Incident response and recovery

When a zero-day exploit is suspected or confirmed, swift and coordinated action minimizes damage. Steps typically include isolating affected systems, preserving volatile data for investigation, applying mitigations, and patching as soon as a fix is available. Communication across IT, security, legal, and management teams is critical to ensure a unified response. Post-incident reviews should feed back into the security program, adjusting controls and updating playbooks to prevent recurrence. In some cases, organizations may adopt temporary security controls, such as network-level blocks or application whitelisting, to bridge the gap until a patch is deployed.

Vulnerability disclosure and bug bounty programs

Encouraging responsible disclosure helps surface zero-day vulnerabilities before attackers can exploit them at scale. Many vendors offer coordinated disclosure timelines and clear patching schedules to reduce the window of opportunity for criminals. Bug bounty programs can incentivize researchers to report findings through secure channels, providing valuable intelligence and enabling faster remediation. A culture that supports prompt reporting, transparency, and collaboration with the security community is one of the most effective ways to minimize the impact of zero-day exploits.

What organizations should consider next

No organization is immune to zero-day exploits, but proactive planning and disciplined execution can significantly lower risk. Consider these practical steps as you refine your security posture:

  1. Map critical assets and prioritize patching for the environments that matter most to business continuity.
  2. Enhance detection capabilities with a layered approach that includes EDR, network telemetry, and cloud security analytics.
  3. Invest in user education and phishing defenses, since initial access often relies on social engineering to deliver an exploit.
  4. Adopt a zero-trust architecture wherever feasible to minimize trust assumptions and reduce the potential damage of any single compromised component.
  5. Regularly review and rehearse incident response plans, incorporating learnings from industry incidents and tabletop exercises.
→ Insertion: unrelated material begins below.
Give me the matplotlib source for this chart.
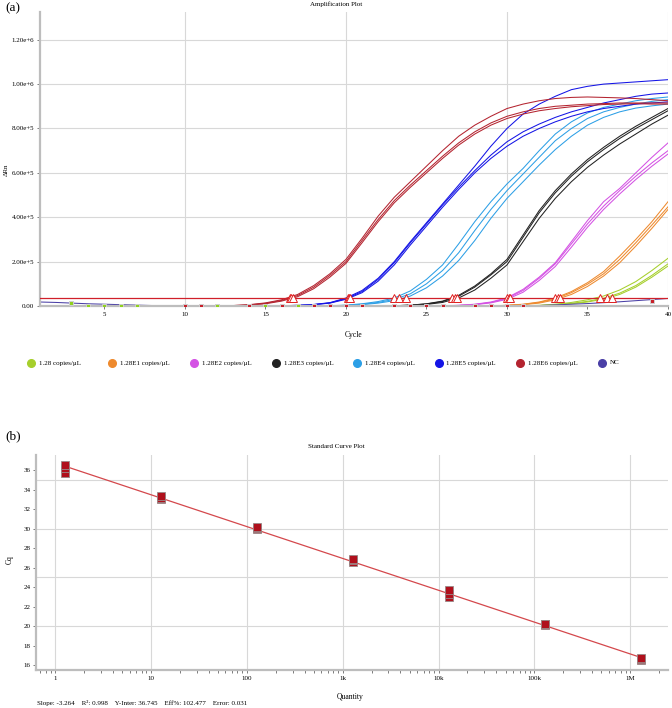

Myths vs. realities about zero-day exploits

There are several common myths that can mislead organizations into a false sense of security. For example, some teams assume that patches alone will solve the problem of zero-day exploits. While timely patching is essential, zero-day mitigation requires a holistic approach that reduces exposure and improves detection. Another misconception is that only large enterprises are vulnerable. In reality, all organizations using common software stacks are potentially at risk, and attackers may exploit exposed endpoints or misconfigured services in smaller networks as a stepping stone to broader campaigns. Finally, some fear that once a patch is released, attackers immediately abandon the exploit. In practice, there can be a lag between patch availability and deployment, during which zero-day exploits may still be active, underscoring the need for compensating controls and vigilance.

Conclusion: staying prepared in a changing threat landscape

Zero-day exploits epitomize the evolving nature of cybersecurity risk. They remind us that attackers often rely on the unknown, exploiting gaps before anyone has a chance to fix them. The best defense is a multi-layered strategy that combines robust patch management, strong preventive controls, proactive threat intelligence, and disciplined incident response. By investing in people, processes, and technologies that detect and disrupt exploit activity, organizations can narrow the window of exposure and reduce the likelihood of a damaging zero-day incident. In a world where the next zero-day exploit could be just around the corner, a thoughtful, practiced approach to defense remains the most practical and effective safeguard.